An underrated version of an underrated song from an underrated album by an underrated artist. I prefer this trip-hoppier remix to the original, as it better showcases the musician Beth Orton was billed as when "Trailer Park" dropped a few years earlier- a tech-folkie with respect for the past and a vision to the future. Even when she abandons that persona, as she often has this decade, her music has always been listenable, sometimes fantastic, but this was the album that made her, one which better not fade into obscurity as time passes.

10. "Good Morning, Heartache," Billie Holiday, from "Billie Holiday's Greatest Hits"
A collection I should listen to so much more. If only I had a lounge and a box of cigars... Subtle jazz and a soulful, often-tortured crooner begging for you to catch a fleeting glimpse into her world.

11. "Caught, Can We Get a Witness, Public Enemy, from "It Takes a Nation of Million to Hold Us Back"
This is why the iPod may be the defining invention of my lifetime. You don't hear Billie Holiday and Public Enemy in succession on any radio station I've ever heard. Maybe you shouldn't. What 'a sucker know? Chuck D and Flavor Flav were soulful, tortured, and brilliant in their own way.

12. "Crime for Crime," Ani DiFranco, from "Not a Pretty Girl"
When my music collection was married to Jill's, the most notable change was the deluge of Ani's innovative brand of folk-punk, so it's appropriate that a song from one of Jill's favorite albums would show up eventually. I still couldn't match songs to albums within "our" deep Ani DiFranco collection, but there are several great songs mixed in. This one falls closer to the "angry feminist" end of the spectrum, the end which initally kept me from embracing Ani's music, but I could do a whole lot worse within my collection. I never wanted to be a fan, but I guess I'm sold.

13. "Doin' the New Low Down," Duke Ellington, from "The Okeh Ellington"
At the height of my obsession with Charles Mingus, I asked Mark to burn me a few jazz albums, to give me an idea of Mingus's influences and contemporaries. He came through with a vengeance, sending along 23 jazz albums, including this one from the guy who influenced them all. "Low Down" is one of the best.

14. "Appels + Oranges," Smashing Pumpkins, from "Adore"
I don't know if I was more furious, ashamed, or confused when Billy Corgan, probably my favorite musician at the time, explained in a "Spin" interview in 1997 that guitars would not be at the center of the music of the future. I steadfastly refused to buy "Adore" when it came out, and turned over the "favorite rock group" title to Radiohead. It was years later, when another college roommate, Jad, burned me copies of this and "Machina- the Machines of God", before I heard the "Pumpkins of the Future" sound. My musical tastes have changed a lot since I was 17, but I still can't dig anything the Pumpkins put out post-Mellon Collie. Moving on...

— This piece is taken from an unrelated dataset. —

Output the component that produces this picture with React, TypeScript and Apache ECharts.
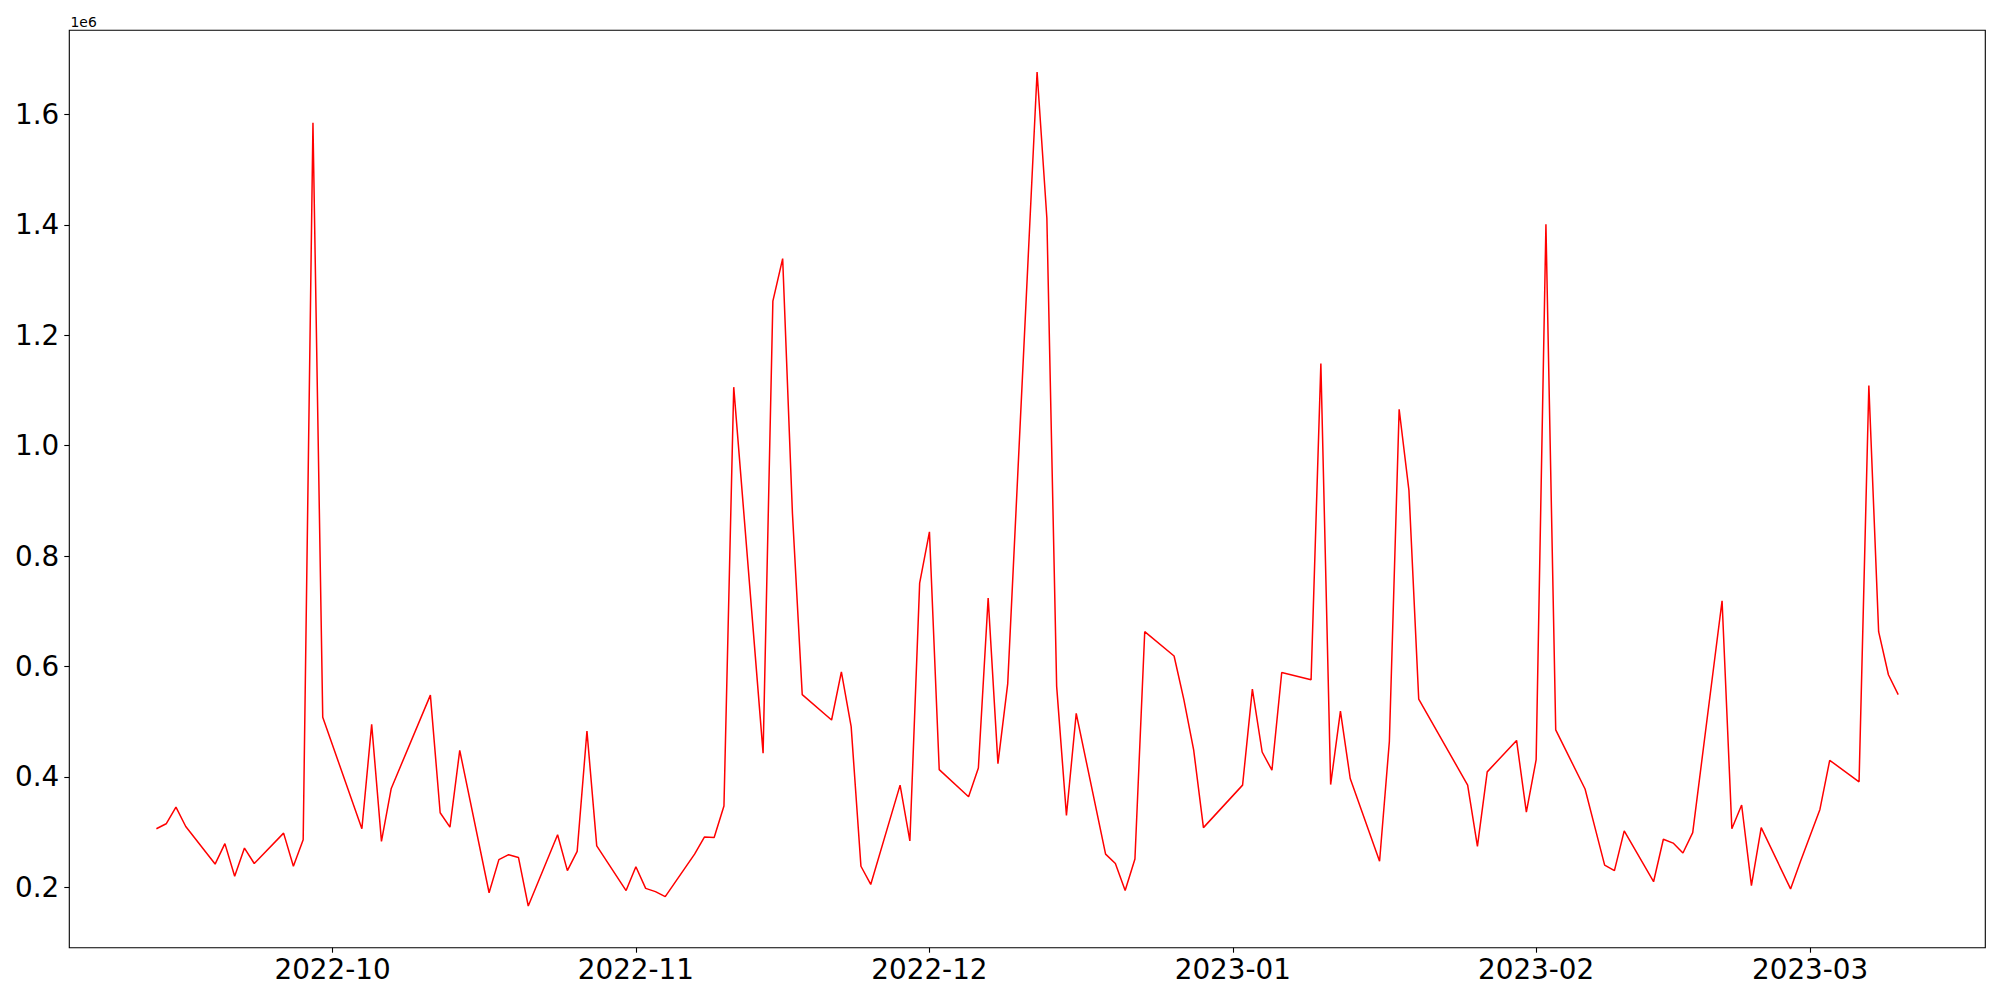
import React, { useEffect, useRef } from "react";
import * as echarts from "echarts";

const dates: string[] = [
  "2022-09-13", "2022-09-14", "2022-09-15", "2022-09-16",
  "2022-09-19", "2022-09-20", "2022-09-21", "2022-09-22", "2022-09-23",
  "2022-09-26", "2022-09-27", "2022-09-28", "2022-09-29", "2022-09-30",
  "2022-10-04", "2022-10-05", "2022-10-06", "2022-10-07",
  "2022-10-11", "2022-10-12", "2022-10-13", "2022-10-14",
  "2022-10-17", "2022-10-18", "2022-10-19", "2022-10-20", "2022-10-21",
  "2022-10-24", "2022-10-25", "2022-10-26", "2022-10-27", "2022-10-28",
  "2022-10-31", "2022-11-01", "2022-11-02", "2022-11-03", "2022-11-04",
  "2022-11-07", "2022-11-08", "2022-11-09", "2022-11-10", "2022-11-11",
  "2022-11-14", "2022-11-15", "2022-11-16", "2022-11-17", "2022-11-18",
  "2022-11-21", "2022-11-22", "2022-11-23", "2022-11-24", "2022-11-25",
  "2022-11-28", "2022-11-29", "2022-11-30", "2022-12-01", "2022-12-02",
  "2022-12-05", "2022-12-06", "2022-12-07", "2022-12-08", "2022-12-09",
  "2022-12-12", "2022-12-13", "2022-12-14", "2022-12-15", "2022-12-16",
  "2022-12-19", "2022-12-20", "2022-12-21", "2022-12-22", "2022-12-23",
  "2022-12-26", "2022-12-27", "2022-12-28", "2022-12-29",
  "2023-01-02", "2023-01-03", "2023-01-04", "2023-01-05", "2023-01-06",
  "2023-01-09", "2023-01-10", "2023-01-11", "2023-01-12", "2023-01-13",
  "2023-01-16", "2023-01-17", "2023-01-18", "2023-01-19", "2023-01-20",
  "2023-01-25", "2023-01-26", "2023-01-27",
  "2023-01-30", "2023-01-31", "2023-02-01", "2023-02-02", "2023-02-03",
  "2023-02-06", "2023-02-07", "2023-02-08", "2023-02-09", "2023-02-10",
  "2023-02-13", "2023-02-14", "2023-02-15", "2023-02-16", "2023-02-17",
  "2023-02-20", "2023-02-21", "2023-02-22", "2023-02-23", "2023-02-24",
  "2023-02-27", "2023-02-28", "2023-03-02", "2023-03-03",
  "2023-03-06", "2023-03-07", "2023-03-08", "2023-03-09", "2023-03-10",
];

const values: number[] = [
  306000, 315000, 345000, 310000,
  242000, 279000, 220000, 271000, 243000,
  298000, 238000, 286000, 1585000, 508000,
  306000, 495000, 283000, 379000,
  548000, 335000, 309000, 448000,
  190000, 250000, 259000, 254000, 166000,
  295000, 230000, 265000, 483000, 275000,
  194000, 237000, 198000, 192000, 183000,
  260000, 291000, 290000, 347000, 1106000,
  443000, 1262000, 1339000, 877000, 549000,
  503000, 590000, 491000, 238000, 205000,
  385000, 284000, 751000, 844000, 413000,
  364000, 416000, 724000, 424000, 569000,
  1677000, 1412000, 564000, 330000, 515000,
  260000, 243000, 194000, 251000, 663000,
  619000, 540000, 449000, 308000,
  385000, 559000, 445000, 412000, 589000,
  576000, 1149000, 386000, 519000, 397000,
  247000, 464000, 1066000, 919000, 541000,
  385000, 274000, 409000,
  466000, 336000, 431000, 1401000, 485000,
  378000, 309000, 240000, 230000, 302000,
  210000, 287000, 280000, 262000, 299000,
  719000, 306000, 349000, 203000, 308000,
  197000, 246000, 341000, 430000,
  391000, 1109000, 663000, 585000, 549000,
];

const xTickLabels: string[] = ["2022-10", "2022-11", "2022-12", "2023-01", "2023-02", "2023-03"];
const yTickValues: number[] = [200000, 400000, 600000, 800000, 1000000, 1200000, 1400000, 1600000];
const offsetLabel = "1e6";

// days since epoch (UTC) for a "YYYY-MM[-DD]" string
function toDay(s: string): number {
  const p = s.split("-").map(Number);
  return Date.UTC(p[0], p[1] - 1, p[2] || 1) / 86400000;
}

function fmtMonth(day: number): string {
  const d = new Date(Math.round(day) * 86400000);
  const m = d.getUTCMonth() + 1;
  return d.getUTCFullYear() + "-" + (m < 10 ? "0" + m : "" + m);
}

export default function App() {
  const ref = useRef<HTMLDivElement>(null);

  useEffect(() => {
    if (!ref.current) return;
    const chart = echarts.init(ref.current, undefined, { renderer: "svg" });
    const xs = dates.map(toDay);
    const xmin0 = xs[0];
    const xmax0 = xs[xs.length - 1];
    const xspan = xmax0 - xmin0;
    const ymin0 = Math.min(...values);
    const ymax0 = Math.max(...values);
    const yspan = ymax0 - ymin0;
    const xTicks = xTickLabels.map(toDay);
    const font = "DejaVu Sans";

    chart.setOption({
      animation: false,
      grid: {
        left: 69.3,
        right: 14.7,
        top: 30.3,
        bottom: 52.3,
        show: true,
        borderColor: "#000",
        borderWidth: 1.1,
        backgroundColor: "transparent",
        containLabel: false,
      },
      xAxis: {
        type: "value",
        min: xmin0 - 0.05 * xspan,
        max: xmax0 + 0.05 * xspan,
        axisLine: { show: false },
        splitLine: { show: false },
        axisTick: {
          show: true,
          inside: false,
          length: 5,
          customValues: xTicks,
          lineStyle: { color: "#000", width: 1.1 },
        },
        axisLabel: {
          show: true,
          customValues: xTicks,
          margin: 8,
          fontSize: 27.8,
          fontFamily: font,
          color: "#000",
          hideOverlap: false,
          formatter: (v: number) => fmtMonth(v),
        },
      },
      yAxis: {
        type: "value",
        min: ymin0 - 0.05 * yspan,
        max: ymax0 + 0.05 * yspan,
        axisLine: { show: false },
        splitLine: { show: false },
        axisTick: {
          show: true,
          inside: false,
          length: 5,
          customValues: yTickValues,
          lineStyle: { color: "#000", width: 1.1 },
        },
        axisLabel: {
          show: true,
          customValues: yTickValues,
          margin: 10,
          fontSize: 27.8,
          fontFamily: font,
          color: "#000",
          hideOverlap: false,
          formatter: (v: number) => (v / 1e6).toFixed(1),
        },
      },
      graphic: [
        {
          type: "text",
          left: 70.5,
          top: 14.5,
          style: {
            text: offsetLabel,
            fontSize: 13.9,
            fontFamily: font,
            fill: "#000",
          },
        },
      ],
      series: [
        {
          type: "line",
          data: xs.map((x, i) => [x, values[i]]),
          showSymbol: false,
          symbol: "none",
          lineStyle: { color: "#ff0000", width: 1.5 },
          itemStyle: { color: "#ff0000" },
          emphasis: { disabled: true },
        },
      ],
    });

    return () => chart.dispose();
  }, []);

  return (
    <div
      ref={ref}
      style={{ position: "fixed", left: 0, top: 0, width: 2000, height: 1000, background: "#fff" }}
    />
  );
}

15. "Who's Gonna Ride Your Wild Horses", U2, from "Achtung Baby"
Talk about a falling-out with a band! I'd never been a huge fan of U2, but I owned the classic albums, and when "All That You Can't Leave Behind" exploded onto the scene with its ingenius blend of melodromatic grandeur and comfortable familiarity, I couldn't get away from tripe like "It's a Beautiful Day" and the title track. I don't know if I've willingly put on a U2 album since then. Looking back, I suppose "Achtung Baby" holds up as the best U2 album, and this is a decent song, but it's not going to sell me a U2 iPod. Time to fade away, guys.

16. "Simply Beautiful," Al Green, from "I'm Still in Love with You"
Before I met Jill, I had gone on an Al Green binge, picking up all three of his 1972-'73 albums and spinning them constantlly. Aside from "Love and Happiness," and maybe "Let's Stay Together," no song stood out from the flood of great soul tunes. Jill was excited to see "I'm Still in Love with You" in my collection and introduced me to "Simply Beautiful" in a whole new light. Let's stop there. Great song.

17. "Crazy in Love," Eminem, from "Encore"
Yeah, that's a Heart sample. And that's two years after Eminem's 15 minutes of fame expired. My brother-in-law, Joe, had downloaded this album on a computer we shared at the time, so it only made sense to throw it in the iTunes, especially after the guilty pleasure that was "The Eminem Show". No such success. I don't even know if I can get trough this one without hitting the fast forward button.

18. "We All Fall in Love Sometimes," Elton John, from "Captain Fantastic and the Brown Dirt Cowboy"
I got through my original five, so I can skip the embarrrassing stuff now, right? No? Alright, I'll use this to illustrate the difference between my 20GB iPod and the 60GB I bought after I filled up the 20. In the 20GB days, I'd import only the songs I knew I'd listen to from a marginal album like "Captain Fantastic." Then I came upon practically unlimited space and decided to throw the rest of these albums on, to see if I had been depriving myself of great songs I hadn't deemed worthy when I first imported my collection. I hadn't.

19. "My Way Home," Kanye West, from "Late Registration"
Now we're talking. I had so many problems with this album when Mark convinced me to buy it that it was almost a week before I declared it my favorite album of the year... and maybe the decade. Kanye and Common rapping over Gil Scott-Heron samples in a two-minute blur? Why not? The man can do anything... well, except sing... and he's not much of a rapper... but I can't... stop... listening.

20. "Miracle Man," Elvis Costello, from "My Aim is True"
A fitting closer, since I just picked up this album a few weeks ago. I'm just starting to get into this album, but this is certainly one of its better tracks. And on that note, I'll call it a day.